Australia coach Tony Gustavsson stands by his decision to pit the Matildas against the strongest possible opposition in preparation for the 2023 FIFA Women's World Cup, but he admits he underestimated the power of momentum and wonders whether some wins against weaker teams would have been valuable in building confidence.
Now, after almost two years in charge, it appears that in the coming international window he may have the balance just right as Thailand (ranked No. 41 in the world) join the No.2-ranked Sweden in making their way to Australian shores.
An Olympic semifinal rematch is the first challenge as Gustavsson's compatriots head to Melbourne. While it will be Sweden's first time in Australia since 2008, the sides met three times in 2021. A 0-0 result in a pre-Olympics friendly was followed by two Swedish victories in the tournament proper as they progressed toward a silver-medal finish.
This match will provide another valuable benchmark for the Matildas, about how they are measuring up against a side accustomed to progressing deep into major tournaments. The Swedes finished third at the 2019 FIFA Women's World Cup and reached the semifinals of the UEFA Women's European Championship in addition to their podium finish at the Tokyo Games.
Preparing the side for their ninth appearance at a World Cup, coach Peter Gerhardsson will be without Barcelona forward Fridolina Rolfo, who is being rested, as well as the injured trio of Juventus defender Amanda Nilden, AC Milan attacking midfielder Kosovare Asllani, and Arsenal forward Lina Hurtig.
While the Swedes will play all their Group G games at the Women's World Cup against South Africa, Italy and Argentina on New Zealand soil, they are taking the opportunity to familiarise themselves with the lengthy trip to that part of the world.
For Gustavsson, who has dealt with a constant string of injuries in his side, it is with relief that he can welcome players back for this window. They include Paris Saint-Germain goalkeeper Lydia Williams as well as midfielders Clare Wheeler, Emily van Egmond and Elise Kellond-Knight, who makes her Matildas return after more than 12 months out of the side with injury.
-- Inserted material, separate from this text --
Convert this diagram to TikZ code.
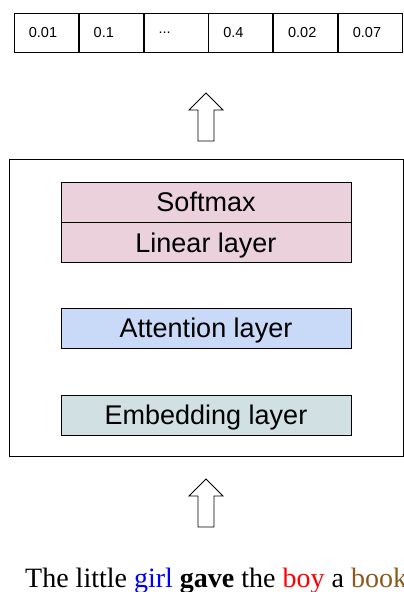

Gustavsson said it is an emotional moment for the 113-cap veteran, and while it is wonderful to welcome her back into the green and gold, expectations should be managed.
"We shouldn't expect anything of 'K-K' right now" he told ESPN. "We should just be happy that she is back training with us and she is back with the team. It's a big step back into international football, she's been gone for over 700 days from international football, let's just be really happy to have her back in Australia and back with the national team to begin with."
Katrina Gorry has been in imperious form in the Matildas midfield, but the presence of van Egmond and a potentially in-form Kellond-Knight as options for next year, while reviving halcyon memories of the so-called golden generation of Matildas, adds to the welcome headache Gustavsson has in the middle of the park.
After signing for Melbourne Victory for the coming A-League Women's season, Kellond-Knight will continue her progress back to full strength under Gustavsson's nose in Australia. However, after just finishing the season with Hammarby in the Damallsvensken, her experience against Swedish opposition could prove valuable on the weekend.
In fact, Sweden is a popular spot for many current Matildas with Kyra Cooney-Cross plying her trade alongside Kellond-Knight, Teagan Micah enjoying success at reigning champions Rosengard and Aivi Luik a midseason addition to BK Hacken. Gorry and Charli Grant are at Vittsjo along with Clare Polkinghorne, who is closing in on becoming the third Australian footballer to chalk up 150 senior appearances for the national team.
Australia are back at AAMI Park for the first time in more than three years, and, while they will relish the opportunity to re-familiarise themselves with the venue that will host their final Women's World Cup group game against Canada on July 31 next year, a strong showing will also allow them to build on confidence and momentum, the two key intangibles that could make all the difference in eight months' time.